Second order exponential asymptotic expansion for probabilistic load flow analysis

• A novel non-iterative method is developed for probabilistic load flow analysis. • The proposed method is independent of input RVs’ type and sample size. • It estimates PDFs and CDFs accurately without requiring numerical integration. • Results on two test systems confirm its high accuracy and low computational cost. Due to the inherent randomness in certain resources and load demands, load flow analysis must be performed using efficient and robust probabilistic methods to accurately capture power system uncertainties.

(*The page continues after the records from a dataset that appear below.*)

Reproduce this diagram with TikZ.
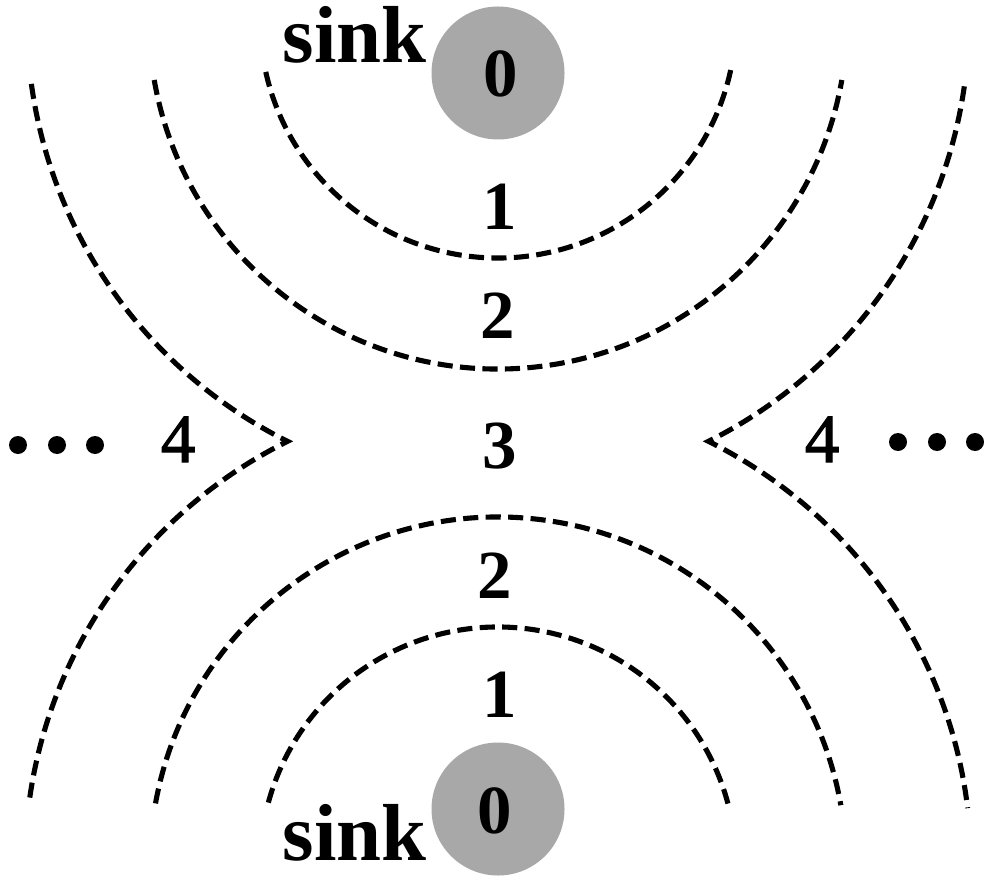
\documentclass[tikz,border=0pt]{standalone}
\usepackage{fontspec}
\setmainfont{Liberation Serif}
\newfontfamily\medserif[FakeBold=1.8]{Liberation Serif}
\definecolor{sinkgray}{RGB}{168,168,168}
\begin{document}
\begin{tikzpicture}[
  ring/.style={draw=black, line width=1.45pt, dash pattern=on 4.3pt off 2.1pt, line join=miter},
  sinknode/.style={circle, fill=sinkgray, draw=none, minimum size=1.33cm, inner sep=0pt},
  digit/.style={font=\fontsize{19.6}{20}\selectfont\bfseries, anchor=base, inner sep=0pt},
  digitlight/.style={font=\fontsize{19.6}{20}\medserif, anchor=base, inner sep=0pt},
  sinklabel/.style={font=\fontsize{23}{24}\selectfont\bfseries, anchor=base, inner sep=0pt},
  dotnode/.style={circle, fill=black, minimum size=0.18cm, inner sep=0pt}
]
\useasboundingbox (0,0) rectangle (10,8.86);
% centres of the families of circles
\coordinate (T) at (4.98,8.66);
\coordinate (B) at (4.98,0.21);

% sinks
\node[sinknode] (s1) at (4.98,8.13) {};
\node[sinknode] (s2) at (4.98,0.77) {};
\node[digit] (z1) at (5.01,7.89) {0};
\node[digit] (z2) at (4.95,0.53) {0};
\node[sinklabel] (k1) at (3.545,8.23) {sink};
\node[sinklabel] (k2) at (3.545,0.26) {sink};

% top rings
\draw[ring] (T) ++(192.6:2.38) arc[start angle=192.6, end angle=348.4, radius=2.38];
\draw[ring] (T) ++(189.9:3.49) arc[start angle=189.9, end angle=350.1, radius=3.49];
% bottom rings
\draw[ring] (B) ++(164.8:2.38) arc[start angle=164.8, end angle=14.2, radius=2.38];
\draw[ring] (B) ++(169.8:3.48) arc[start angle=169.8, end angle=9.9, radius=3.48];
% outer boundaries with cusps
\draw[ring] (T) ++(187.8:4.71) arc[start angle=187.8, end angle=243.46, radius=4.71]
  arc[start angle=116.41, end angle=172.3, radius=4.73];
\draw[ring] (T) ++(351.9:4.71) arc[start angle=351.9, end angle=296.54, radius=4.71]
  arc[start angle=63.59, end angle=6.9, radius=4.73];

% level labels
\node[digit] (t1) at (5.00,6.56) {1};
\node[digit] (t2) at (4.98,5.48) {2};
\node[digit] (m3) at (5.00,4.18) {3};
\node[digit] (b2) at (4.95,2.88) {2};
\node[digit] (b1) at (5.00,1.69) {1};
\node[digitlight] (l4) at (1.78,4.24) {\selectfont 4};
\node[digitlight] (r4) at (8.22,4.24) {\selectfont 4};

% ellipsis dots
\node[dotnode] (ld1) at (0.18,4.41) {};
\node[dotnode] (ld2) at (0.57,4.41) {};
\node[dotnode] (ld3) at (0.95,4.41) {};
\node[dotnode] (rd1) at (8.98,4.44) {};
\node[dotnode] (rd2) at (9.37,4.44) {};
\node[dotnode] (rd3) at (9.75,4.44) {};
\end{tikzpicture}
\end{document}
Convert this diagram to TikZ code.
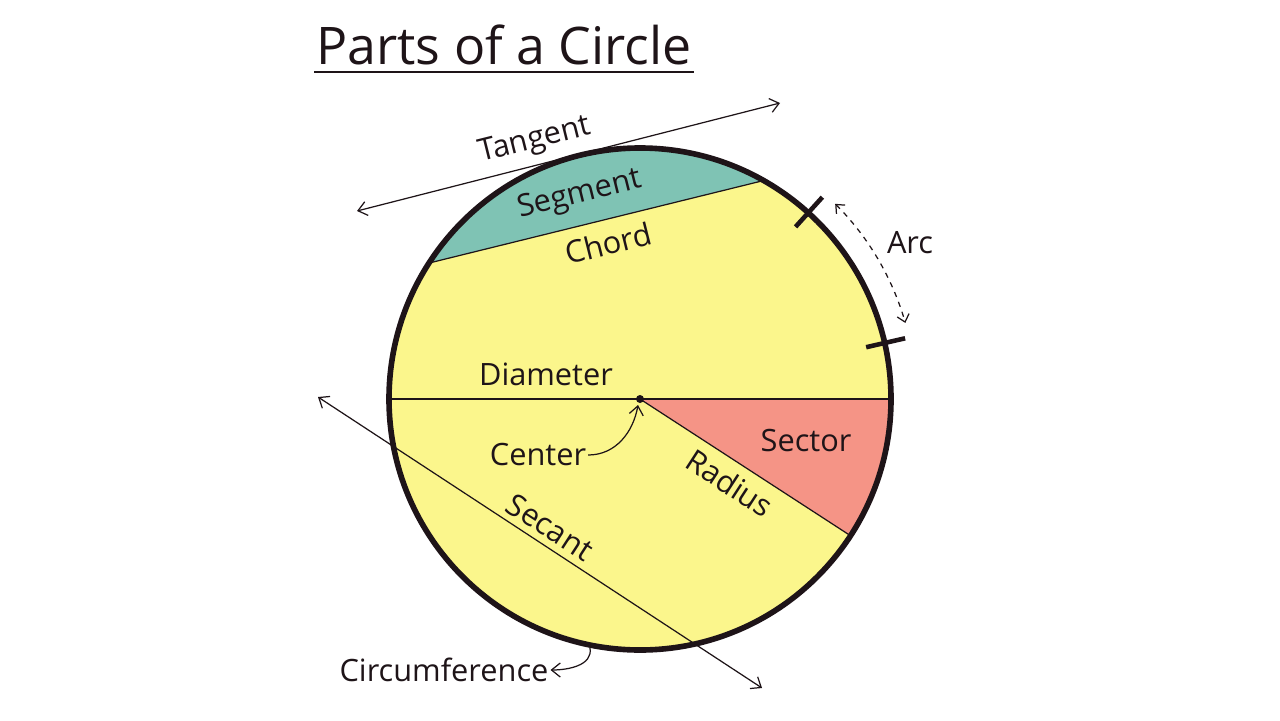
\documentclass[tikz,border=0pt]{standalone}
\usepackage{fontspec}
\setmainfont{Open Sans}
\definecolor{circyellow}{HTML}{FBF68C}
\definecolor{segteal}{HTML}{7FC3B4}
\definecolor{secsalmon}{HTML}{F59486}
\definecolor{inkdark}{HTML}{1E1418}
\usetikzlibrary{arrows.meta, positioning, calc}

\begin{document}
\begin{tikzpicture}[x=0.02cm, y=-0.02cm,
    lbl/.style={font=\fontsize{17.5}{20}\selectfont, text=inkdark, inner sep=1pt},
    line/.style={draw=inkdark, line width=0.7pt},
    tip/.style={-{Straight Barb[length=5pt, width=8pt]}}]
    \useasboundingbox[fill=white] (0,0) rectangle (1280,720);
    % Circle body
    \coordinate (O) at (640,399);
    \fill[circyellow] (O) circle[radius=251];
    % Segment
    \fill[segteal] ($(O)+(60.5:251 and -251)$) arc[start angle=-60.5, end angle=-147.2, radius=251] -- cycle;
    % Sector
    \fill[secsalmon] (O) -- ($(O)+(251,0)$) arc[start angle=0, end angle=33, radius=251] -- cycle;
    % Chord, diameter, radius
    \coordinate (ch1) at ($(O)+(-147.2:251)$);
    \coordinate (ch2) at ($(O)+(-60.5:251)$);
    \draw[line] (ch1) -- (ch2);
    \draw[line] ($(O)+(-251,0)$) -- ($(O)+(251,0)$);
    \coordinate (rad) at ($(O)+(33:251)$);
    \draw[line] (O) -- (rad);
    % Outline
    \draw[inkdark, line width=3.2pt] (O) circle[radius=251];
    \fill[inkdark] (O) circle[radius=4];
    % Arc ticks
    \draw[inkdark, line width=2.6pt] ($(O)+(-47.9:232)$) -- ($(O)+(-47.9:272)$);
    \draw[inkdark, line width=2.6pt] ($(O)+(-12.9:232)$) -- ($(O)+(-12.9:272)$);
    \draw[line, dashed, {Straight Barb[length=4pt, width=7pt]}-{Straight Barb[length=4pt, width=7pt]}]
      ($(O)+(-45:276)$) arc[start angle=-45, end angle=-16, radius=276];
    % Tangent and secant
    \coordinate (tanA) at (357,211);
    \coordinate (tanB) at (780,103);
    \draw[line, {Straight Barb[length=5pt, width=8pt]}-{Straight Barb[length=5pt, width=8pt]}] (tanA) -- (tanB);
    \coordinate (secA) at (318,397);
    \coordinate (secB) at (762,688);
    \draw[line, {Straight Barb[length=5pt, width=8pt]}-{Straight Barb[length=5pt, width=8pt]}] (secA) -- (secB);
    % Labels
    \node[font=\fontsize{29.5}{34}\selectfont, text=inkdark] (title) at (504,45) {Parts of a Circle};
    \draw[inkdark, line width=1.6pt] (314,72) -- (694,72);
    \node[lbl, rotate=14] (tangent) at (535,141) {Tangent};
    \node[lbl, rotate=14] (segment) at (580,195) {Segment};
    \node[lbl, rotate=14] (chord) at (608,243) {Chord};
    \node[lbl] (arc) at (910,243) {Arc};
    \node[lbl] (diameter) at (546,374) {Diameter};
    \node[lbl] (sector) at (806,441) {Sector};
    \node[lbl, rotate=-33] (radius) at (730,483) {Radius};
    \node[lbl] (center) at (538,455) {Center};
    \node[lbl, rotate=-33] (secant) at (550,527) {Secant};
    \node[lbl] (circum) at (444,670) {Circumference};
    % Pointers
    \draw[line, tip] (center.east) to[out=0, in=-100] ($(O)+(-2,6)$);
    \draw[line, tip] (590,648) to[out=-80, in=0] (circum.east);
\end{tikzpicture}
\end{document}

This paper proposes a novel non-iterative and non-parametric framework, called the second-order exponential asymptotic expansion (SOEAE) method, to solve the probabilistic load flow problem. Unlike classical methods such as first-order second moment, saddlepoint approximation method, or point estimation methods, the proposed technique maintains a consistent computational cost regardless of the number of random variables. Hence, only a single iteration is sufficient to obtain the Taylor series expansion of the output variables as functions of the input random variables. Also, this method can approximate the density functions of unknown variables, regardless of the input variables’ distribution type. In addition to lower computational cost and higher accuracy, the proposed method preserves key advantages of traditional methods and derives cumulative distribution functions without integration. The suggested method is examined on IEEE 14-bus and IEEE 118-bus test systems, and results with reasonable accuracy are achieved. The results are compared with those obtained using Monte Carlo simulation and saddlepoint approximation methods.